Argumentationswettstreit zur Versachlichung der Klimadebatte (zur BTW 2025)
Die menschengemachten Klimaveränderungen mit absehbar katastrophalen Folgen schreiten Tag für Tag vor unser aller Augen voran. In den demokratischen Parteien herrscht weitgehender Konsens darüber, dass diese Entwicklung gestoppt werden muss. Mit welcher Priorität das Problem zu behandeln ist und welche Lösungswege eingeschlagen werden sollten – darüber besteht erheblicher Dissenz. Einige prominente Stimmen aus dem Politikbetrieb positionieren sich öffentlichkeitswirksam gegen ambitionierte Klimaschutzmaßnahmen und begründen diese Position u. a. mit Verweis auf "Technologieoffenheit" und "Zukunftstechnologien".
Die inhaltliche Qualität der politischen Debatte über Klimaschutz und Energiewende ist aus wissenschaftlicher und technischer Sicht oft erschreckend niedrig. Sie bildet aber dennoch die Grundlage für politische und gesellschaftliche Entscheidungen. Die dysfunktionale Klimadebatte ist damit ein entscheidender Teil des Problems – und muss deshalb in ernstzunehmenden Lösungsstrategien mit adressiert werden.
Ein konkreter Vorschlag dazu ist, ausgehend von ihrer grundsätzlich positiven Haltung gegenüber Technologie (und damit Naturwissenschaften) Vertreter:innen der Klimaschutz-verzögernden Parteien (ggf. mit Fokus auf die CDU) zu einem sachlichen, inhalts-fokussierten und ergebnisoffenen Argumentationswettstreit herauszufordern, der über einen längeren Zeitraum stattfindet und nachvollziehbar digital dokumentiert wird. Dabei entfallen typische Qualitätssenker wie das Ende der Sendezeit oder das abstrakte Berufen auf nicht näher genannte Studien. Anders als in den meisten Medienformaten soll es dabei nicht um Unterhaltungswert gehen. Es soll darum gehen, dass Partei-Vertreter:innen, die den Anspruch haben, Politik zum Wohle der Bevölkerung zu machen, sich fundiert mit dem Stand der Wissenschaft auseinandersetzen und ihre politischen Positionen entsprechend begründen oder ggf. nach einem Erkenntnisprozess korrigieren. Dem Prinzip der Ergebnisoffenheit folgend soll es genau so darum gehen, das Vertreter:innen einer ambitionierten Klimaschutzpolitik Argumente, die für eine generelle Zurückhaltung beim Klimaschutz bzw. gegen bestimmte konkrete Maßnahmen sprechen, verstehen und in ihre eigene Positionierung einbeziehen.

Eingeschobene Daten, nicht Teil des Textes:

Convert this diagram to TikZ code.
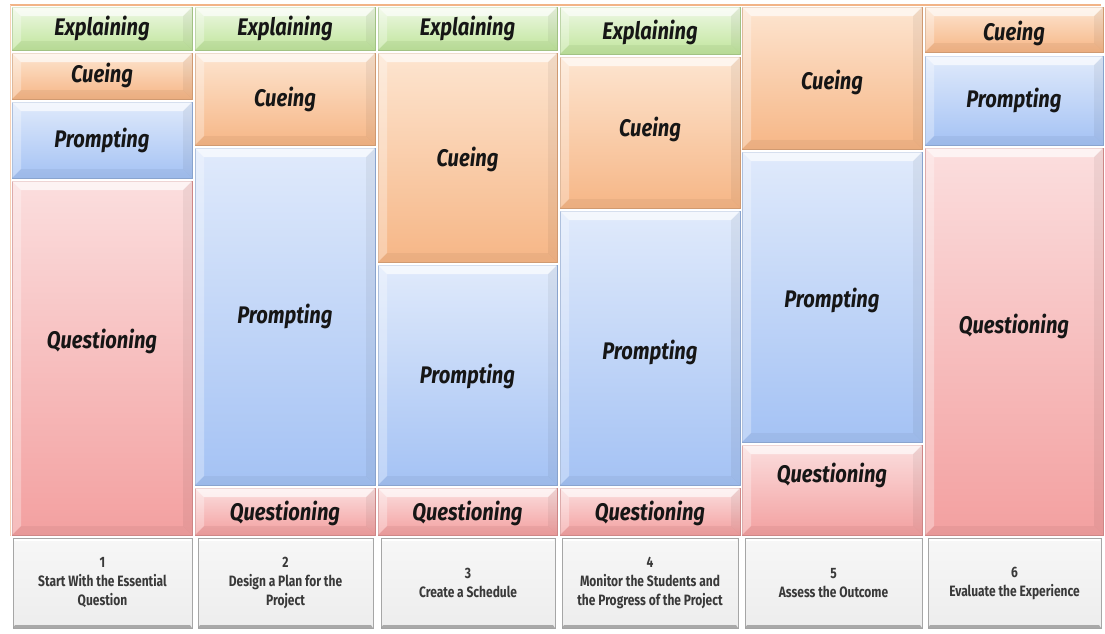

Ausgangspunkt des Argumentationswettstreites sollte ein Konsens darüber sein, dass kein Mensch und auch keine Gruppe allwissend und unfehlbar ist und dass es nicht darum geht, Recht zu behalten, sondern möglichst gute Lösungen für ein sehr ernstes Problem zu erarbeiten.
Für eine den Sachzwängen des politischen Systems ausgesetze Partei ist es eine signifikante Herausforderung, sich an einem kontroversen Diskurs zu beteiligen, den sie absehbar nicht durch Rethorik dominieren kann. Deswegen braucht es eine Kampagne, die einen gewissen öffentlichen Druck erzeugt, um sich überhaupt auf diesen Diskurs einzulassen. Genau das soll die Einladung zu einem ergebnissoffenen Argumentationswettstreit leisten. Wenn diese Einladung öffentlichkeitswirksam und seriös durch eine Gruppe von z.B. "1000 Ingenieuren" erfolgt und die Kernbotschaft enthält "Ihr setzt beim Klimaschutz auf Technologie. Wir kennen uns damit aus und halten Eure Ansätze für problematisch. Wir sollten uns dringend mal unterhalten." dann entsteht, angemessene Berichterstattung vorausgesetzt, genau dieser Druck. Ein möglicher konkreter Aufhänger ist eine Aussage von CDU-Chef Merz auf dem letzten Parteitag, gegen ambitionierten Klimaschutz aber mit positiver Referenz auf "Ingenieure und Erfinder [1], welche zu vielen kritischen Reaktion unter dem Hashtag "#ichbiningenieur_in" geführt hat. Eine solche Kampagne und der Diskurs selbst muss (im Interesse des Klimaschutzes) gut vorbereitet werden. Für die Bundestagswahl im Herbst 2025 ist das noch ausreichend, aber nicht übermäßig viel Zeit. Falls es tatsächlich gelingt, könnte das Vorgehen durchaus auch Vorbildcharakter für andere Themen und ggf. auch andere Länder haben.